House Speaker Mike Johnson (R-La.) seems to be warming to a Senate Republican plan to build a budget that assumes key provisions of the TCJA already are permanent, even though they are due to expire at the end of this year. This “current policy baseline” is at odds with how budget bills — including TCJA — are scored. However, it would make it possible to avoid having to pay for extending those tax cuts, at least on paper, though Congress also would have to finance additional tax cuts proposed by President Trump during his 2024 campaign.

The Senate baseline wouldn’t reduce by a dime the $4.5 trillion cost of extending the expiring TCJA provisions. While it can make the tab disappear for budget accounting purposes, any tax cuts still would have to be paid for with offsetting tax increases, spending cuts, or more borrowing.

Johnson’s Problem

But Johnson has a problem: The budget framework already passed by the House relies on a different assumption: It acknowledges that a big chunk of the TCJA will indeed expire at the end of this year (a current law baseline, in budget-speak) and makes room for about $4.5 trillion in unspecified tax cuts to extend them. The House Ways & Means Committee is expected to begin detailing those tax provisions in a week or two.
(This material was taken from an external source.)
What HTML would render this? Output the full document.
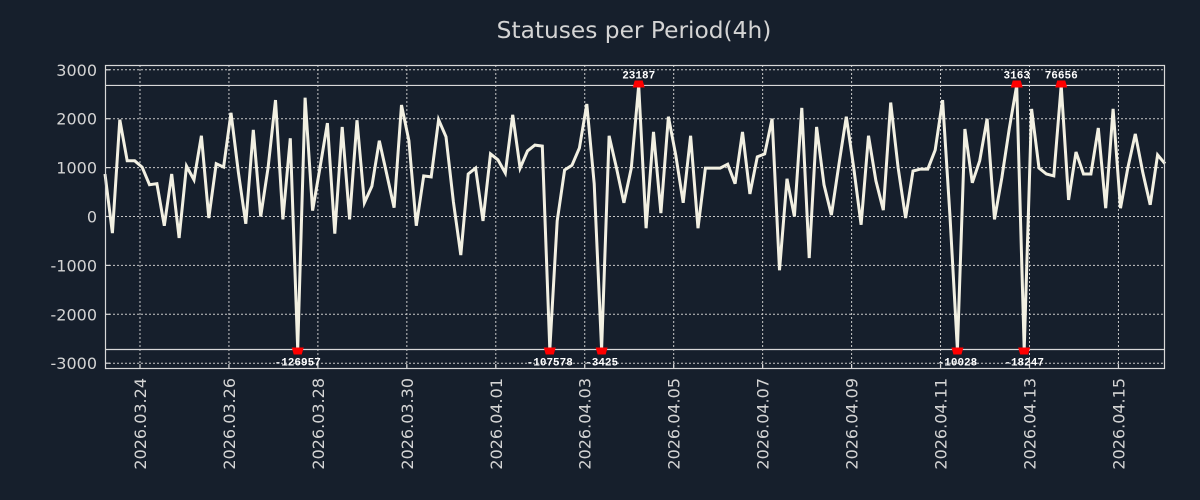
<!DOCTYPE html>
<html><head><meta charset="utf-8"><style>
html,body{margin:0;padding:0;background:#161f2c;}
svg{display:block;font-family:"DejaVu Sans","Liberation Sans",sans-serif;}
</style></head><body>
<svg id="chart" width="1200" height="500" viewBox="0 0 1200 500" xmlns="http://www.w3.org/2000/svg">
<rect x="0" y="0" width="1200" height="500" fill="#161f2c"/>
<text x="634" y="38" text-anchor="middle" font-size="23.3" fill="#d4d4d4">Statuses per Period(4h)</text>
<g id="grid"></g><g id="axes"></g><g id="series"></g><g id="markers"></g>
<rect x="105.5" y="65.5" width="1059" height="303" fill="none" stroke="#d8d8d8" stroke-width="1.2"/>
</svg>
<script>
const values = [870,-340,1980,1140,1140,1010,650,670,-190,870,-440,1030,750,1650,-30,1080,1010,2120,900,-150,1770,0,1000,2380,-60,1600,-126957,2430,120,1000,1910,-350,1830,-60,1970,280,620,1550,870,180,2280,1550,-190,830,810,1980,1630,300,-790,870,990,-90,1280,1160,890,2080,990,1340,1460,1440,-107578,-90,950,1050,1400,2300,670,-3425,1650,990,280,990,23187,-240,1730,70,2040,1250,280,1650,-240,990,990,990,1070,670,1730,460,1220,1280,2000,-1100,770,0,2220,-850,1830,650,30,1050,2040,1000,-170,1650,730,130,2330,1000,-30,930,970,970,1360,2380,0,-10028,1790,690,1140,2000,-60,800,1800,3163,-18247,2200,990,870,830,76656,340,1320,870,870,1810,170,2200,170,1000,1690,900,240,1260,1080];
const dateLabels = ["2026.03.24","2026.03.26","2026.03.28","2026.03.30","2026.04.01","2026.04.03","2026.04.05","2026.04.07","2026.04.09","2026.04.11","2026.04.13","2026.04.15"];
const yTicks = [3000,2000,1000,0,-1000,-2000,-3000];
const clipHigh = 2680, clipLow = -2720;
const firstTickIndex = 4.72, periodsPerLabel = 12;

const NS="http://www.w3.org/2000/svg";
const X0=105, X1=1165, Yzero=216.5, pxPer=0.0489;
const step=(X1-X0)/(values.length-1);
function xs(i){return X0+i*step;}
function ys(v){return Yzero - v*pxPer;}
function mk(tag,attrs,parent){const e=document.createElementNS(NS,tag);for(const k in attrs)e.setAttribute(k,attrs[k]);parent.appendChild(e);return e;}
const grid=document.getElementById('grid'),axes=document.getElementById('axes'),series=document.getElementById('series'),markers=document.getElementById('markers');

yTicks.forEach(t=>{
  const y=ys(t);
  const g=mk('line',{x1:X0,x2:X1,y1:y,y2:y,stroke:'#c8c8c8','stroke-width':1,'stroke-dasharray':'2,2'},grid);
  
  
  const tk=mk('line',{x1:X0,x2:X0+5,y1:y,y2:y,stroke:'#d8d8d8','stroke-width':1.2},axes);
  
  
  const tx=mk('text',{x:97,y:y+6,'text-anchor':'end','font-size':16,fill:'#d4d4d4'},axes);
  tx.textContent=t;
  
  
});
dateLabels.forEach((d,k)=>{
  const x=xs(firstTickIndex+k*periodsPerLabel);
  const g=mk('line',{x1:x,x2:x,y1:65,y2:369,stroke:'#c8c8c8','stroke-width':1,'stroke-dasharray':'2,2'},grid);
  
  
  const tk=mk('line',{x1:x,x2:x,y1:364,y2:369,stroke:'#d8d8d8','stroke-width':1.2},axes);
  
  
  const tx=mk('text',{x:0,y:0,'text-anchor':'end','font-size':16,fill:'#d4d4d4',transform:`translate(${x+6},378) rotate(-90)`},axes);
  tx.textContent=d;
  
  
});
[clipHigh,clipLow].forEach(c=>{
  const l=mk('line',{x1:X0,x2:X1,y1:ys(c),y2:ys(c),stroke:'#d8d8d8','stroke-width':1.2},grid);
  
  
});
const pts=values.map((v,i)=>xs(i).toFixed(1)+','+ys(Math.max(clipLow,Math.min(clipHigh,v))).toFixed(1)).join(' ');
const pl=mk('polyline',{points:pts,fill:'none',stroke:'#f2f0e2','stroke-width':3,'stroke-linejoin':'miter'},series);


values.forEach((v,i)=>{
  if(v<=clipHigh && v>=clipLow) return;
  const x=xs(i), top=v>clipHigh, y=ys(top?clipHigh:clipLow);
  const p = top ? `${x-6},${y+2} ${x+6},${y+2} ${x+4},${y-5} ${x-4},${y-5}` : `${x-6},${y-2} ${x+6},${y-2} ${x+4},${y+5} ${x-4},${y+5}`;
  const m=mk('polygon',{points:p,fill:'#ff0000'},markers);
  
  
  const t=mk('text',{x:x,y:top?y-7:y+16,'text-anchor':'middle','font-size':11,'font-weight':'bold','font-family':'"Liberation Mono","DejaVu Sans Mono",monospace',fill:'#ffffff'},markers);
  t.textContent=v;
  
  
});
</script>
</body></html>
But to partially offset the cost, the House makes a different, highly controversial assumption: Extending the TCJA, improving government efficiency, and adopting unspecified changes to federal regulations would raise $2.6 trillion over the next 10 years by boosting economic growth.

That assumption, combined with the Senate’s current policy baseline, could be enough to fund both a TCJA extension and some of Trump’s tax cut plan, all of which could cost as much as $11 trillion.

Tax Cuts And Growth

Extending the TCJA, and borrowing to pay for it, would boost the economy, but not by much. For example, TPC estimates that economic growth would reduce the costs of extending the TCJA by about $220 billion over a decade, less than one-tenth of the House’s assumption. TPC’s analysis is roughly consistent with other independent forecasts.

So far, the Senate has excluded tax cuts entirely from its budget resolution. But when the two chambers put together a final budget package later this year, they could agree to somehow combine the two gimmicks: both the Senate baseline that assumes no change at all in tax policy and the House bill that assumes a big policy change that leads to substantial economic growth.

No Economic Sense

But such a mash-up would make no economic sense. Lawmakers would be arguing that the tax bill is merely extending current tax policy and that this non-event would contribute to a big increase in the economy.

Granted, the House GOP claims growth could come from factors other than extending the TCJA. But its budget framework says nothing about how government would be made more efficient or what regulations would be cut. Without knowing these details, it is impossible to credibly forecast how unspecified changes would affect the economy; or even know whether they would be beneficial or harmful.

For example, cutting red tape that inhibits business creation could expand the economy. But other actions, such as substantial cuts to the National Weather Service staff made by the Trump administration could slow economic growth by damaging the government’s ability to predict hurricanes and help businesses to prepare for them.

We may not know for many months how Congress chooses to play the baseline and growth game. But we do know this: Pretending that extending the TCJA has no budgetary cost is not credible. Asserting that any cost could be substantially offset by economic growth is equally incredible. Assuming that both can simultaneously be true would be simply astonishing.